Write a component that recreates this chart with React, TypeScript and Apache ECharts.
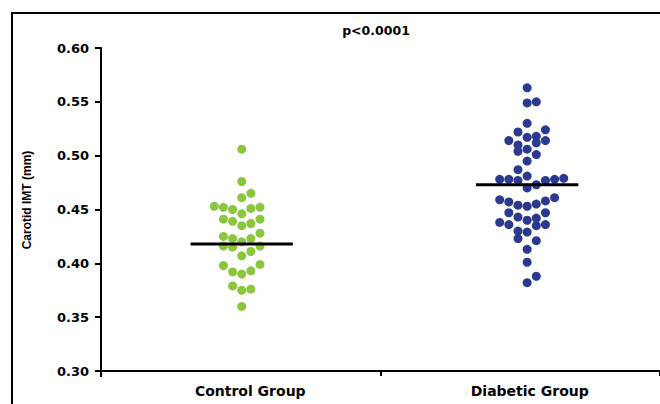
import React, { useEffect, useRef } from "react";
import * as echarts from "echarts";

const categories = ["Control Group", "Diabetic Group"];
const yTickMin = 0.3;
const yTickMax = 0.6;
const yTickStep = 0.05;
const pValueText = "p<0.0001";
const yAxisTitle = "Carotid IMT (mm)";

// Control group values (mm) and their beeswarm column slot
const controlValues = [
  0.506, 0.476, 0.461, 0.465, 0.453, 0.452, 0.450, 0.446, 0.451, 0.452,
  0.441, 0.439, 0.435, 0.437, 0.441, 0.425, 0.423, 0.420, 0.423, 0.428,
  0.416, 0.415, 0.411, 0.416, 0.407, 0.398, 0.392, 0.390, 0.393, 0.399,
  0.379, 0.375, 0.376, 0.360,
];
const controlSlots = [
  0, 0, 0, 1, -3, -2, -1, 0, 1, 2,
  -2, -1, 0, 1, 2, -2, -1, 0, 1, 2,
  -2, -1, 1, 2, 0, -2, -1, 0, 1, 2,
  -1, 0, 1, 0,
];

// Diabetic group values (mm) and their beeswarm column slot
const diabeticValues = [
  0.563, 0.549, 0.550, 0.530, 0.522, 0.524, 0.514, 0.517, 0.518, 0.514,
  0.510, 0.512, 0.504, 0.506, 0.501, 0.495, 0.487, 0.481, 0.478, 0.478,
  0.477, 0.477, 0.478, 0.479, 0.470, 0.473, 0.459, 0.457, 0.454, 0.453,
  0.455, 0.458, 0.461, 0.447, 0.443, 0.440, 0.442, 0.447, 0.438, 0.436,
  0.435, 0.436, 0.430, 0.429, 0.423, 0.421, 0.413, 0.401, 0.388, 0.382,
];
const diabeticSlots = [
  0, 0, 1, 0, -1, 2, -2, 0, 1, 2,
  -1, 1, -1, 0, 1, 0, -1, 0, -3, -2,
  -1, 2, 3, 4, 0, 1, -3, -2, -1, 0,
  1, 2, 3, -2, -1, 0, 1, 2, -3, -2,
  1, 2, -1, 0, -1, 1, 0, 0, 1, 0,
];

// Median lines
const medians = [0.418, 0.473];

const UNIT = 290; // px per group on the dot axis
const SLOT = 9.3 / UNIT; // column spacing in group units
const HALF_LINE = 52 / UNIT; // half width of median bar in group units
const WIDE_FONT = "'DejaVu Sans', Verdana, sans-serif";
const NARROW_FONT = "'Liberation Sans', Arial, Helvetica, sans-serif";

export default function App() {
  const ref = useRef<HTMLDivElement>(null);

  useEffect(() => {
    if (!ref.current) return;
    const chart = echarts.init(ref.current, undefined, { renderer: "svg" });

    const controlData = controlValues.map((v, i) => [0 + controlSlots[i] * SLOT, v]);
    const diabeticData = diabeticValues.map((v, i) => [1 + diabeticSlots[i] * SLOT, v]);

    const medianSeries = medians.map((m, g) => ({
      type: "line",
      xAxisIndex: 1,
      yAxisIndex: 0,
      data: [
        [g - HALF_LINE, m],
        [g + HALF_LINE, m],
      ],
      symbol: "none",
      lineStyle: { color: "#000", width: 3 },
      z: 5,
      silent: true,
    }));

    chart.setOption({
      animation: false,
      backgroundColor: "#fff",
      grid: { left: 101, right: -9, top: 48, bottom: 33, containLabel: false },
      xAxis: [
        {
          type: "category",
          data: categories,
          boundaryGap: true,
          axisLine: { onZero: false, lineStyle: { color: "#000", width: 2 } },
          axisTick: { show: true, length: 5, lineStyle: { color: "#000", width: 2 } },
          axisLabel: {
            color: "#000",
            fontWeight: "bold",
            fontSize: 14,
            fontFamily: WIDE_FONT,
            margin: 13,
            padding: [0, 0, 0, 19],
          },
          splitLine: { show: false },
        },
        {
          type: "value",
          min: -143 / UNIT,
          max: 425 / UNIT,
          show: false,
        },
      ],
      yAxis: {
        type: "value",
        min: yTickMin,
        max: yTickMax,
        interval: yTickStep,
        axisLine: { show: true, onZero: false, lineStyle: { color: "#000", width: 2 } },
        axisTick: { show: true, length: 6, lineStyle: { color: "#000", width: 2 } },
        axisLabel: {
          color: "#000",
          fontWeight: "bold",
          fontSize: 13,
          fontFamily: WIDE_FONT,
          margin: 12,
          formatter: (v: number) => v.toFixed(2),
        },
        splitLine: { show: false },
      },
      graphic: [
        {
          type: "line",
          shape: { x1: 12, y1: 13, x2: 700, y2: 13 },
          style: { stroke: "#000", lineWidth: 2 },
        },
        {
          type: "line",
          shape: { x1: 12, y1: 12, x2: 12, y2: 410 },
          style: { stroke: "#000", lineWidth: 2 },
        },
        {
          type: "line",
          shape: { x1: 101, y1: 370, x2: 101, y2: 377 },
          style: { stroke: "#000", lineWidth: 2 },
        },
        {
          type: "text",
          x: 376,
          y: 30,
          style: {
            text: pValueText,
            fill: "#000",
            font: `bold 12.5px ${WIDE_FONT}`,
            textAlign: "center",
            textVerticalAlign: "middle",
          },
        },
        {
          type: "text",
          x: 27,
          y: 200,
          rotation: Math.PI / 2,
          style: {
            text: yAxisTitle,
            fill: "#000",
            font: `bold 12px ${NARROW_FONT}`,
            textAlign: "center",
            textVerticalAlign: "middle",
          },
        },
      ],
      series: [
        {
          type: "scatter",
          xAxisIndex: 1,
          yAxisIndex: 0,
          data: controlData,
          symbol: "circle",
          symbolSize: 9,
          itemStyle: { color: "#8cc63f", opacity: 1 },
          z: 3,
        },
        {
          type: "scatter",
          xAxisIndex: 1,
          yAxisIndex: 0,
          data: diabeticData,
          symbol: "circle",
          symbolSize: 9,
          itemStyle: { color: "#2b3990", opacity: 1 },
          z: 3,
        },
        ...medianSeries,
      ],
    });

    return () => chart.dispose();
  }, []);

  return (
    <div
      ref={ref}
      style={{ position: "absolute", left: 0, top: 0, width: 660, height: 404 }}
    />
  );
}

▶ **GIVEN TASK**
Return each line exactly as written. Any picture gets left out.

▶ **SOLUTION**
Write a component that recreates this chart with React, TypeScript and Apache ECharts.
import React, { useEffect, useRef } from "react";
import * as echarts from "echarts";

const categories = ["Control Group", "Diabetic Group"];
const yTickMin = 0.3;
const yTickMax = 0.6;
const yTickStep = 0.05;
const pValueText = "p<0.0001";
const yAxisTitle = "Carotid IMT (mm)";

// Control group values (mm) and their beeswarm column slot
const controlValues = [
  0.506, 0.476, 0.461, 0.465, 0.453, 0.452, 0.450, 0.446, 0.451, 0.452,
  0.441, 0.439, 0.435, 0.437, 0.441, 0.425, 0.423, 0.420, 0.423, 0.428,
  0.416, 0.415, 0.411, 0.416, 0.407, 0.398, 0.392, 0.390, 0.393, 0.399,
  0.379, 0.375, 0.376, 0.360,
];
const controlSlots = [
  0, 0, 0, 1, -3, -2, -1, 0, 1, 2,
  -2, -1, 0, 1, 2, -2, -1, 0, 1, 2,
  -2, -1, 1, 2, 0, -2, -1, 0, 1, 2,
  -1, 0, 1, 0,
];

// Diabetic group values (mm) and their beeswarm column slot
const diabeticValues = [
  0.563, 0.549, 0.550, 0.530, 0.522, 0.524, 0.514, 0.517, 0.518, 0.514,
  0.510, 0.512, 0.504, 0.506, 0.501, 0.495, 0.487, 0.481, 0.478, 0.478,
  0.477, 0.477, 0.478, 0.479, 0.470, 0.473, 0.459, 0.457, 0.454, 0.453,
  0.455, 0.458, 0.461, 0.447, 0.443, 0.440, 0.442, 0.447, 0.438, 0.436,
  0.435, 0.436, 0.430, 0.429, 0.423, 0.421, 0.413, 0.401, 0.388, 0.382,
];
const diabeticSlots = [
  0, 0, 1, 0, -1, 2, -2, 0, 1, 2,
  -1, 1, -1, 0, 1, 0, -1, 0, -3, -2,
  -1, 2, 3, 4, 0, 1, -3, -2, -1, 0,
  1, 2, 3, -2, -1, 0, 1, 2, -3, -2,
  1, 2, -1, 0, -1, 1, 0, 0, 1, 0,
];

// Median lines
const medians = [0.418, 0.473];

const UNIT = 290; // px per group on the dot axis
const SLOT = 9.3 / UNIT; // column spacing in group units
const HALF_LINE = 52 / UNIT; // half width of median bar in group units
const WIDE_FONT = "'DejaVu Sans', Verdana, sans-serif";
const NARROW_FONT = "'Liberation Sans', Arial, Helvetica, sans-serif";

export default function App() {
  const ref = useRef<HTMLDivElement>(null);

  useEffect(() => {
    if (!ref.current) return;
    const chart = echarts.init(ref.current, undefined, { renderer: "svg" });

    const controlData = controlValues.map((v, i) => [0 + controlSlots[i] * SLOT, v]);
    const diabeticData = diabeticValues.map((v, i) => [1 + diabeticSlots[i] * SLOT, v]);

    const medianSeries = medians.map((m, g) => ({
      type: "line",
      xAxisIndex: 1,
      yAxisIndex: 0,
      data: [
        [g - HALF_LINE, m],
        [g + HALF_LINE, m],
      ],
      symbol: "none",
      lineStyle: { color: "#000", width: 3 },
      z: 5,
      silent: true,
    }));

    chart.setOption({
      animation: false,
      backgroundColor: "#fff",
      grid: { left: 101, right: -9, top: 48, bottom: 33, containLabel: false },
      xAxis: [
        {
          type: "category",
          data: categories,
          boundaryGap: true,
          axisLine: { onZero: false, lineStyle: { color: "#000", width: 2 } },
          axisTick: { show: true, length: 5, lineStyle: { color: "#000", width: 2 } },
          axisLabel: {
            color: "#000",
            fontWeight: "bold",
            fontSize: 14,
            fontFamily: WIDE_FONT,
            margin: 13,
            padding: [0, 0, 0, 19],
          },
          splitLine: { show: false },
        },
        {
          type: "value",
          min: -143 / UNIT,
          max: 425 / UNIT,
          show: false,
        },
      ],
      yAxis: {
        type: "value",
        min: yTickMin,
        max: yTickMax,
        interval: yTickStep,
        axisLine: { show: true, onZero: false, lineStyle: { color: "#000", width: 2 } },
        axisTick: { show: true, length: 6, lineStyle: { color: "#000", width: 2 } },
        axisLabel: {
          color: "#000",
          fontWeight: "bold",
          fontSize: 13,
          fontFamily: WIDE_FONT,
          margin: 12,
          formatter: (v: number) => v.toFixed(2),
        },
        splitLine: { show: false },
      },
      graphic: [
        {
          type: "line",
          shape: { x1: 12, y1: 13, x2: 700, y2: 13 },
          style: { stroke: "#000", lineWidth: 2 },
        },
        {
          type: "line",
          shape: { x1: 12, y1: 12, x2: 12, y2: 410 },
          style: { stroke: "#000", lineWidth: 2 },
        },
        {
          type: "line",
          shape: { x1: 101, y1: 370, x2: 101, y2: 377 },
          style: { stroke: "#000", lineWidth: 2 },
        },
        {
          type: "text",
          x: 376,
          y: 30,
          style: {
            text: pValueText,
            fill: "#000",
            font: `bold 12.5px ${WIDE_FONT}`,
            textAlign: "center",
            textVerticalAlign: "middle",
          },
        },
        {
          type: "text",
          x: 27,
          y: 200,
          rotation: Math.PI / 2,
          style: {
            text: yAxisTitle,
            fill: "#000",
            font: `bold 12px ${NARROW_FONT}`,
            textAlign: "center",
            textVerticalAlign: "middle",
          },
        },
      ],
      series: [
        {
          type: "scatter",
          xAxisIndex: 1,
          yAxisIndex: 0,
          data: controlData,
          symbol: "circle",
          symbolSize: 9,
          itemStyle: { color: "#8cc63f", opacity: 1 },
          z: 3,
        },
        {
          type: "scatter",
          xAxisIndex: 1,
          yAxisIndex: 0,
          data: diabeticData,
          symbol: "circle",
          symbolSize: 9,
          itemStyle: { color: "#2b3990", opacity: 1 },
          z: 3,
        },
        ...medianSeries,
      ],
    });

    return () => chart.dispose();
  }, []);

  return (
    <div
      ref={ref}
      style={{ position: "absolute", left: 0, top: 0, width: 660, height: 404 }}
    />
  );
}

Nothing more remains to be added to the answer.